All round talent is Chloe Bremner in her rendition of the
rebellious Peter Pan, mastering pitch, diction, dance and fiesty
characterization and the gorgeous Jayden Prelc (Jeremy) who wows
the audience with his enchanting stage presence in the ‘Chitty
Chitty Bang Bang’ segments.
The vocal talents of young and old under the direction of
tutors; Libby O’Donovan and Rosanne Hosking, drive each
number. Tom Russell, as young Simba and Eliza Kennewell, as
young Nala, are captivating throughout ‘The Lion King’
segment. Jessica Vogel shines in a delightful interpretation of
Glinda from ‘Wicked’ and harmonizes well with Ashleigh
Hauschild (Elphaba) who defies her age with a powerful rendition
of the show’s ‘Defying Gravity’. The live music (Kelly
Bruer, Chloe Bruer-Jones, and Felix Riley) adds a nice touch to
the harmonic duet of Jason Bensen (Frodo) and Shai Martin (Sam)
in ‘The Lord of the Rings’ number ‘Now and Always’.
However the show standout is Chloe Bruer-Jones’ unique
performance of ‘Over the rainbow’. This young lady dominates
the stage and made the piece her own, the climatic last verse
revealing she has a promising future. Tim Joy’s lighting
design provides a breathtaking backdrop to the number.
Simple effective props scatter the stage providing adequate
space for the large cast and easily adjustable scene changes for
the different acts. A few minor issues in the sound department
need ironing out but the lighting design is smooth and sleek,
providing poignant ambience throughout.
An energetic show, igniting passion and inspiring dreams.
UNTIL THE BREAK OF DAY
Until 20 Jan 2008
Review by Laraine
When a bunch of professional vocal tutors and choreographers
spend two weeks giving concentrated tuition to a group of
assorted young wannabees, the results are always going to be
impressive, but in this case the show is sensational.

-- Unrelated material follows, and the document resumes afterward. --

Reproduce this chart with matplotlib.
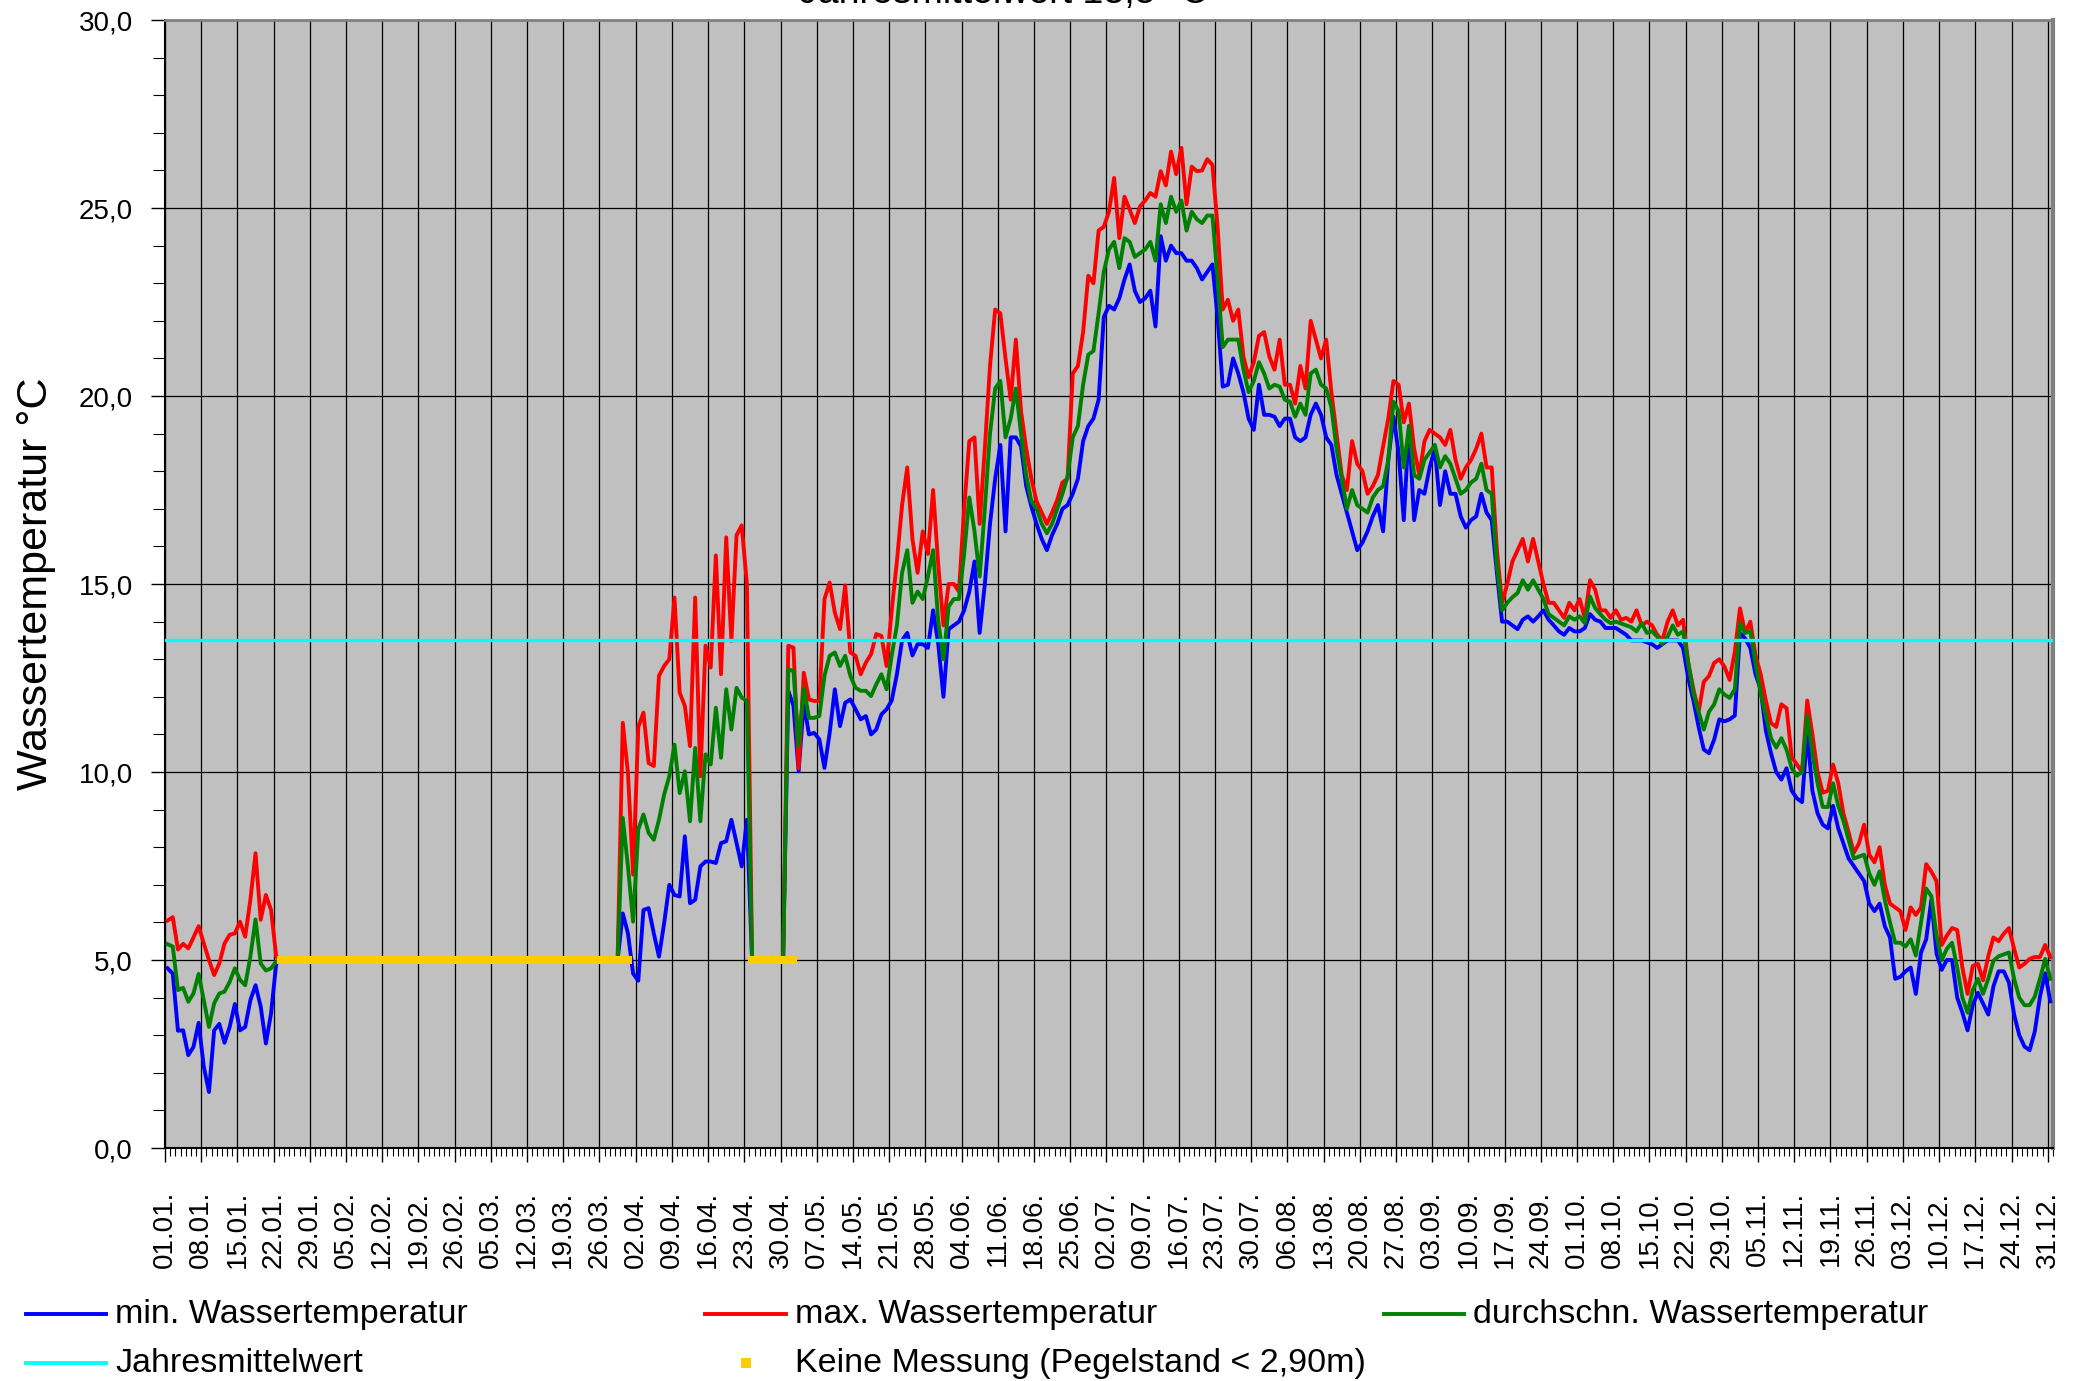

Directors Jen Frith and Kylie Green, with material from
contemporary musicals, have obviously worked very hard and long
for the end product to become so well finished. All the items
are bright and lively, showcasing both the individual and group
talent. Whether it’s the intensity of the rehearsal period or
the calibre of the tuition - vocal tutors: Catherine Campbell,
Carolyn Ferrie and Rosanne Hosking with choreographers: Patrick
Lim, Aidan Kane Munn, Lauren Scarfe and Bec Schembri - as well
as the quality of the kids themselves, these young people hit
the stage with more energy and enthusiasm than seen in many an
Whilst all the performers are worthy of praise, there are always
a few outstanding individuals in any show and this one is no
exception. Rebecca Plummer sings her two songs delightfully
(Phantom) and Chloe Bremner is a clear and confident Little
Orphan Annie (Annie). Josh Sanders as Ugly shows great character
expression and empathy (Honk), Brie-Anna Henwood and Ben
Nicholson are charming and appealing in their several ballet
sequences and Matthew Prime brings the house down with his
Johnny O’Keefe songs (Shout).
In the ‘Joseph and the Amazing Technicolor Dreamcoat’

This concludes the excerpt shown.